After seeing the budget for this movie, even Roger Corman thought they were being “a little cheap.”
Shouldn’t they be driving one of those cars where the doors/wheels fall off when ever the horn is honked, and whenever it pulls up, ten dwarves and a chimpanzee in a waistcoat should clamber out.
Why don’t retards protest this movie?
After looking at ICP, I would have figured their movie would just be them taking apart every electronic device in their trailer and then putting them back together. You know like that kid in “Searching for Bobby Fischer,” but on meth.
I’ll wait for the sequel, Race Deathers, in which the members of ICP get dismeboweled by actual black rappers with talent.
Just as I change my avatar, I come back to find out Erswi’s day has been being made whenever he sees my old one. Well no more! Now…OLD bruce!
And no prob, GenePP, I was hoping people realized I was being satirical yesterday.
White rappers in order of talent according to JHC-
1. 3rd Bass (c’mon you knew that was at the top)
2. M&M
3. Snow
4. Vanilla Ice
5. Me
6. You
7. ICP
Making fun of ICP? Man, you guys are exactly like everyone else in your zeitgeisty-demo-lifestyle pod.
J, thanks for putting me on the list. Glad to know you recognize my skizz-illz.
erswi, So who won the “Name My Kids” contest?
JHC wiff the Tomax and Xamot ref from GI Joe. How can anyone even compete wiff that?
Coincidentally, doctors told Val Kilmer that the blood in his arteries is also involved in a death race.
Perfect. That will help us find the Babies’R'Us registry.
My Death Race money is on Amy Winehouse.
White rappers in order of talent according to JHC-
1. 3rd Bass
<—- still proudly listens to The Cactus Album
Do they curb-stomp people with their big ol clown shoes? Neat!
[i]“It’s not about the speed…it’s about the BLOOD.”[/i]
Another movie about me having sex with my girlfriend while she’s on her period?
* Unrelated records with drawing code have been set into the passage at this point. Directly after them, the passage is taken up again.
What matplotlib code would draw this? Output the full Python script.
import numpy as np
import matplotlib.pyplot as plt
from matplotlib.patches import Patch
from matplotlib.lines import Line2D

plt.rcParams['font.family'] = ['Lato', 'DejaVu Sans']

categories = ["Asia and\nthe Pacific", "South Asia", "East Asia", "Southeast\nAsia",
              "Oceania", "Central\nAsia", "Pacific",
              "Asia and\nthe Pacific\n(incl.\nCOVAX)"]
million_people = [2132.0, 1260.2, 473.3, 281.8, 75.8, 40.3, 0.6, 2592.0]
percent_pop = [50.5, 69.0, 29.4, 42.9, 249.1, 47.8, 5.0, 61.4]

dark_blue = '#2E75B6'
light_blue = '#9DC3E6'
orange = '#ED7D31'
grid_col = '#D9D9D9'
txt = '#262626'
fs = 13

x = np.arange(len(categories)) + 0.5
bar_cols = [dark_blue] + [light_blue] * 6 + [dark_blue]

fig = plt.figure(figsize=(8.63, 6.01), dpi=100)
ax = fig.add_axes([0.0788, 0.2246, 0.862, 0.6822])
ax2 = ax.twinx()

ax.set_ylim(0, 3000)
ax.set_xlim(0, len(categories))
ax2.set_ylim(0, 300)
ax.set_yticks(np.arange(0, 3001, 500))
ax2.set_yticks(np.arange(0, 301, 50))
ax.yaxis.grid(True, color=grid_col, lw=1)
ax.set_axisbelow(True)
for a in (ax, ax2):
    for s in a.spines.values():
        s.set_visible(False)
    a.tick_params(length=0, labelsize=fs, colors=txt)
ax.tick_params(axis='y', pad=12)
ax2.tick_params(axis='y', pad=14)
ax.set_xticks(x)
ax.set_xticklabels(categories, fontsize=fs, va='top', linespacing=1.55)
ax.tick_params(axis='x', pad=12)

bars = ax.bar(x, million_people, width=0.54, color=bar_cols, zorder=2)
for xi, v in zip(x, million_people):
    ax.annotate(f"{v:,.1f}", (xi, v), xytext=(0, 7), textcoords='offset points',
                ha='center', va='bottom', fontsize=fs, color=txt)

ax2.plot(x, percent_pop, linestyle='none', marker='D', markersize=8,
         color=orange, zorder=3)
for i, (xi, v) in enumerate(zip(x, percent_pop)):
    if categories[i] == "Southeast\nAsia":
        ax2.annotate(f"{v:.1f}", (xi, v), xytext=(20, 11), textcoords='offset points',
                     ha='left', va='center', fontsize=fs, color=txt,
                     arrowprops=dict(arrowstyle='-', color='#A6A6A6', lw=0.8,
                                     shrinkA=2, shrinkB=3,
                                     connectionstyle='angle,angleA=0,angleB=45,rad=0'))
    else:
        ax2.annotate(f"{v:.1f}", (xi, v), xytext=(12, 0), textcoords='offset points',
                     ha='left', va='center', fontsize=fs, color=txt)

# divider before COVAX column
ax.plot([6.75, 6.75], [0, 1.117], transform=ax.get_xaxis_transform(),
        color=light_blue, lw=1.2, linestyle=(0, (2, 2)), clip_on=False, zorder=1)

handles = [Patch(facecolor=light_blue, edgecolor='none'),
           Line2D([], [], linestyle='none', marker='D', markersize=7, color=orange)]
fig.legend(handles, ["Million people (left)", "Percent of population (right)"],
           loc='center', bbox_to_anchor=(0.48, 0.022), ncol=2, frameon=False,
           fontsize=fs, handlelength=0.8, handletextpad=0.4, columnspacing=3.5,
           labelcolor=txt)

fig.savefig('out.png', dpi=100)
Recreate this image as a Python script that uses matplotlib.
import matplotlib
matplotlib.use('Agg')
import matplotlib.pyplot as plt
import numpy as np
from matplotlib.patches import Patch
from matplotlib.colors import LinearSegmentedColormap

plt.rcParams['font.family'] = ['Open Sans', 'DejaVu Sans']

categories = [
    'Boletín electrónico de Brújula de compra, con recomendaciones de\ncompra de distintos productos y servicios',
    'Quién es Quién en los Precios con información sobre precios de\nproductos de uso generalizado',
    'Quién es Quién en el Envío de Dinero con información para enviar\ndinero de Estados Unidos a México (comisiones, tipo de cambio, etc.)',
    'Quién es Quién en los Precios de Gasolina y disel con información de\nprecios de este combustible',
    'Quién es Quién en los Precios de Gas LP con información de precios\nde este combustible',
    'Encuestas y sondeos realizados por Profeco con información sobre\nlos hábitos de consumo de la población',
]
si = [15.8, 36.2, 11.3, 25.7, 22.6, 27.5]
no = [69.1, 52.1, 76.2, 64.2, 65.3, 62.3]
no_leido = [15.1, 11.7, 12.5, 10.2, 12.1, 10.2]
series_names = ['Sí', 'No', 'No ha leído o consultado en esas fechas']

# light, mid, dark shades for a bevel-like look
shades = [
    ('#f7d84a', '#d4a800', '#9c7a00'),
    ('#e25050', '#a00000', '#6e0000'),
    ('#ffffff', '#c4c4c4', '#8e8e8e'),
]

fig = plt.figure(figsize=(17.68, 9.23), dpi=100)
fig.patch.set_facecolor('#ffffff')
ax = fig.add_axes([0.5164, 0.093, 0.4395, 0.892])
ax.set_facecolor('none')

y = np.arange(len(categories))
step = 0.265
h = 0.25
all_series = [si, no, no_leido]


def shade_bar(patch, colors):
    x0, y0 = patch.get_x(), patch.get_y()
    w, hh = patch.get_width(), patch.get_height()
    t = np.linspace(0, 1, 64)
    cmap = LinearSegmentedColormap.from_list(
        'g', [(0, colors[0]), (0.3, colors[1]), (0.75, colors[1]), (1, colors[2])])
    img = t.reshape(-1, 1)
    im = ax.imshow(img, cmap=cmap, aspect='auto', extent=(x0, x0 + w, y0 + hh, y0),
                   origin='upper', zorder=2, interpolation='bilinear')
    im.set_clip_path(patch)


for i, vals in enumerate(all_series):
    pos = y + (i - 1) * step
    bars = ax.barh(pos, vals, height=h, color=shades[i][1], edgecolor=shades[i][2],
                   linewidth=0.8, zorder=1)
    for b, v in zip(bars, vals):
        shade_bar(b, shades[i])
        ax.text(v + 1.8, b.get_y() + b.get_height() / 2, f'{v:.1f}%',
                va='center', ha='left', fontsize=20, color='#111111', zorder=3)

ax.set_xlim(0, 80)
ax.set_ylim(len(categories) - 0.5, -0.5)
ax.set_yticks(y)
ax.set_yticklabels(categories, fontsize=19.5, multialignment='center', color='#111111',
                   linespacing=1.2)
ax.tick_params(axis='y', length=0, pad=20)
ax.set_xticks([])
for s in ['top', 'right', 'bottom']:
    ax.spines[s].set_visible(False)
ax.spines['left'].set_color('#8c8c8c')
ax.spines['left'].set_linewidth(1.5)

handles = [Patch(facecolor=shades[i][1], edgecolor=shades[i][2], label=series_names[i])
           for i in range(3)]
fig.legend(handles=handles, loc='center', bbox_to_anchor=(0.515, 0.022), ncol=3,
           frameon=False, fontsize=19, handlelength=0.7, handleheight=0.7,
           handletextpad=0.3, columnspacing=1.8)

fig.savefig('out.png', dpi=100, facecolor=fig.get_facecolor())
Hell yeah, Peet. Loves me some Gas Face.
Hey we should thank ICP for making helping the American economy they single handedly kept soda maker Faygo in buisness all these years i thought their shitty crappy tasting soda wouldnt allow them to stay in the market place but i underestimated the white crappy wigger clown rapper demographic shame on me.
Well fuck you, too, bbtags.
Punctuation? No. Spell Check? No. Run on sentence? Yes.
Often times, the Nobel Prize is awarded to those who have taken a good idea and made it better. I’d like to nominate ICP for the lifetime achievement award for the Anti-Nobel Prize.
Flux, I am so excited, because your avatar will be in my corner of Texas next month!
Im a dork
*Michelle runs around hitting the pot on her head with a wooden spoon*
CRAZY CLOWN PARTY CRAZY CLOWN PARTY
I know I’m not the only one that said, “Finally and Insane Clown Posse Movie!!!!”
Wow, I hope this is as awesome as Disorderlies!
Isn’t he the best Eibz? Sighhhhh. I lurve heem. Let me know how much taller he is than us, just out of curiousity, I’m not making a cage or anything.
By the way, I am the Clive Barker of sex talk.
My girl describes me as the Ebert of sex talk. A lot of mumbling, fumbling, and thumbs where they shouldn’t be. Oh, and I get smacked for it as well.
Mike Myers would like to remind you that he pioneered the phrase “Death Erasers” in reference to his Fembots.
I’m really the Bob Ross of sex talk. Happy little balls.
New Up!
I think you should build a cage. I am bringing a giant butterfly net when I see him. So he can sign it, yeah
Back in high school I dated a girl who should’ve been call Death Braces.
called… saved by GWSNU.
Michelle: I swear if I were ten years younger, 50 lbs lighter, rich, not married, didn’t have all these kids, and still had all my hair… actually, nemmind, then I’d be out of your league.
bmoz, if you get a chance, poke him and say “fluxxy sends his regards…and to release My Name Is Bruce already!”